I had wings from a local restaurant for my husband's surprise birthday party tonight.  We had a poor turnout so now I have leftover chicken wings.  They are great, but can I freeze them for another day ?  And if so, how would I get them to be hot and crunchy again?  Is it possible?


----------



## dioxide45 (Dec 23, 2009)

Banker said:


> I had wings from a local restaurant for my husband's surprise birthday party tonight.  We had a poor turnout so now I have leftover chicken wings.  They are great, but can I freeze them for another day ?  And if so, how would I get them to be hot and crunchy again?  Is it possible?

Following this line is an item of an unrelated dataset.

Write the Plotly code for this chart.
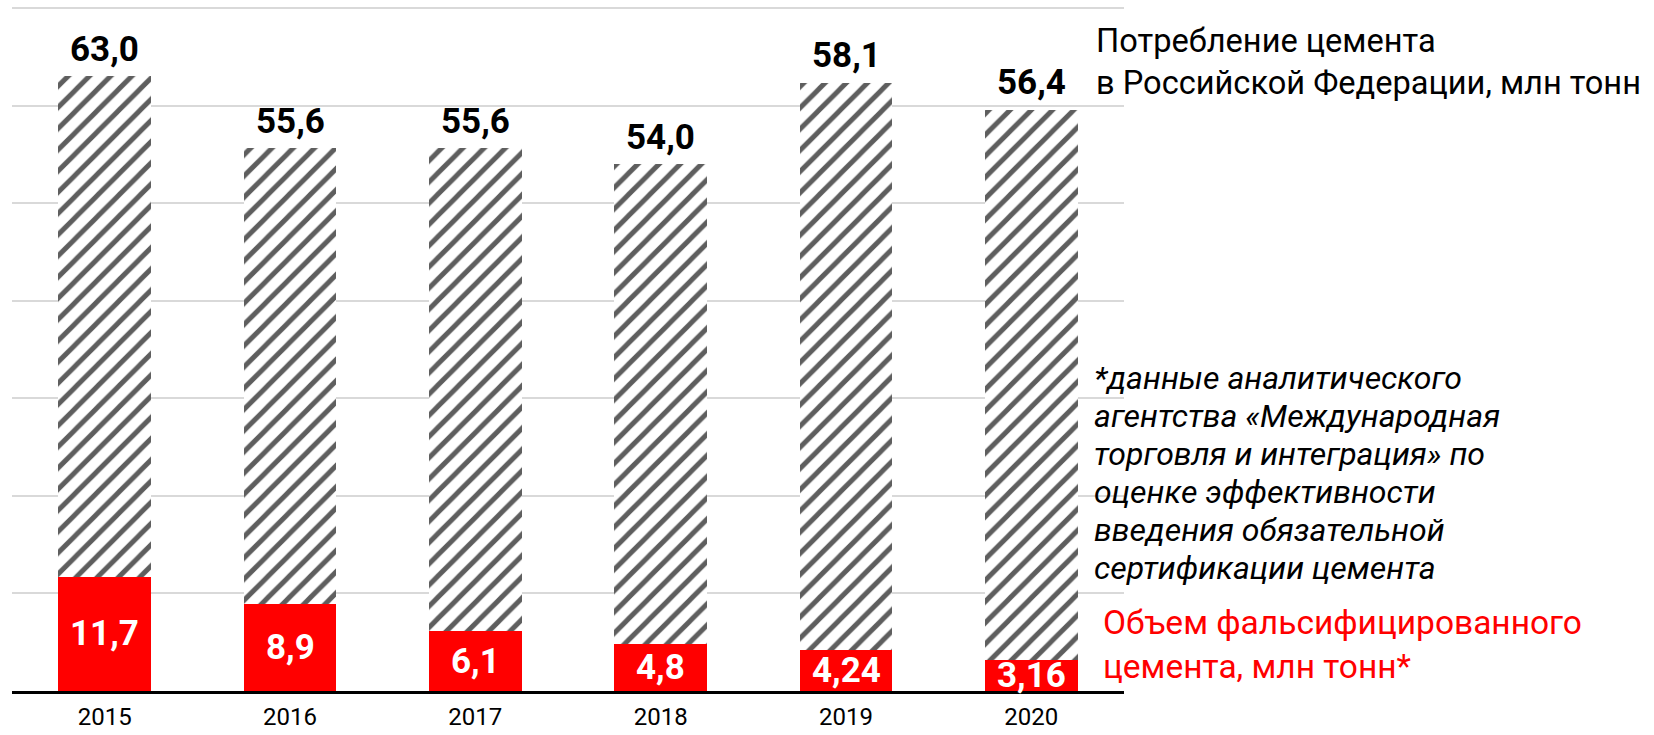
import plotly.graph_objects as go

# ---- data ----
years = ["2015", "2016", "2017", "2018", "2019", "2020"]
falsified = [11.7, 8.9, 6.1, 4.8, 4.24, 3.16]            # red bars (labels)
falsified_text = ["11,7", "8,9", "6,1", "4,8", "4,24", "3,16"]
consumption = [63.0, 55.6, 55.6, 54.0, 58.1, 56.4]       # labels above bars
consumption_text = ["63,0", "55,6", "55,6", "54,0", "58,1", "56,4"]
# hatched segment height as drawn on top of the red bar
hatch_segment = [51.3, 46.7, 49.5, 49.2, 58.1, 56.4]

title_lines = ["Потребление цемента", "в Российской Федерации, млн тонн"]
note_lines = ["*данные аналитического", "агентства «Международная",
              "торговля и интеграция» по", "оценке эффективности",
              "введения обязательной", "сертификации цемента"]
red_lines = ["Объем фальсифицированного", "цемента, млн тонн*"]

# ---- layout geometry (pixels) ----
W, H = 1654, 735
L, R, T, B = 12, 530, 5, 44
plot_w = W - L - R
plot_h = H - T - B
FONT = "Roboto"


def px_x(px):
    return (px - L) / plot_w


def px_y(py):
    return (H - B - py) / plot_h


fig = go.Figure()
fig.add_trace(go.Bar(
    x=years, y=falsified, marker=dict(color="#FF0000", line=dict(width=0)),
    width=0.5, hoverinfo="skip", showlegend=False))
fig.add_trace(go.Bar(
    x=years, y=hatch_segment,
    marker=dict(color="white", line=dict(width=0),
                pattern=dict(shape="/", fgcolor="#5e5e5e", bgcolor="white",
                             size=15, solidity=0.33, fillmode="replace")),
    width=0.5, hoverinfo="skip", showlegend=False))

annotations = []
for i, (f, ft, seg, ct) in enumerate(zip(falsified, falsified_text, hatch_segment, consumption_text)):
    annotations.append(dict(x=i, y=f + seg, xref="x", yref="y", text=f"<b>{ct}</b>",
                            showarrow=False, yanchor="middle", yshift=27,
                            font=dict(family=FONT, size=35, color="black")))
    annotations.append(dict(x=i, y=f / 2, xref="x", yref="y", text=f"<b>{ft}</b>",
                            showarrow=False, yanchor="middle",
                            font=dict(family=FONT, size=35, color="white")))

for i, line in enumerate(title_lines):
    annotations.append(dict(x=px_x(1094), y=px_y(41 + 42 * i), xref="paper", yref="paper",
                            text=line, showarrow=False, xanchor="left", yanchor="middle",
                            font=dict(family=FONT, size=32.6, color="black")))
for i, line in enumerate(note_lines):
    annotations.append(dict(x=px_x(1092), y=px_y(378 + 38 * i), xref="paper", yref="paper",
                            text=f"<i>{line}</i>", showarrow=False, xanchor="left", yanchor="middle",
                            font=dict(family=FONT, size=32, color="black")))
for i, line in enumerate(red_lines):
    annotations.append(dict(x=px_x(1101), y=px_y(622 + 44 * i), xref="paper", yref="paper",
                            text=line, showarrow=False, xanchor="left", yanchor="middle",
                            font=dict(family=FONT, size=33.5, color="#FF0000")))

fig.update_layout(
    width=W, height=H,
    margin=dict(l=L, r=R, t=T, b=B, autoexpand=False),
    barmode="stack",
    plot_bgcolor="white", paper_bgcolor="white",
    annotations=annotations,
    xaxis=dict(type="category", range=[-0.5, 5.5], showgrid=False, showline=True,
               linecolor="black", linewidth=3, ticks="", ticklabelstandoff=2,
               tickfont=dict(family=FONT, size=24, color="black"), automargin=False),
    yaxis=dict(range=[0, 70.3], tick0=0, dtick=10, showgrid=True, gridcolor="#d9d9d9",
               gridwidth=2, showticklabels=False, zeroline=False, ticks="",
               automargin=False),
)

fig.write_html("out.html", config={"displayModeBar": False},
               post_script="document.body.style.margin='0';document.body.style.overflow='hidden';")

I am sure they can be frozen. But reheating to crunchy will be difficult. Since they can't be fried again if they have sauce on them, baking or microwaving is really your only option. You should be able to get back most of the crunch by baking them, but it won't be like they were fresh. Nothing ever is.


----------



## Passepartout (Dec 23, 2009)

Frozen is no problem, but reheated crunchy is. If they were breaded and fried then the spicy coating applied, you won't ever get 'em crunchy, but if they were just baked, spread single layer on a cookie sheet in a 400 degree oven for a few minutes should make them pretty passable. Microwaving will just render them hot, soft and unappetizing. IMO

Jim Ricks


----------



## Banker (Dec 24, 2009)

Thanks Passepartout.....I will freeze them and by the way after reading my post I realized that I meant to say "crispy", not "crunchy".


----------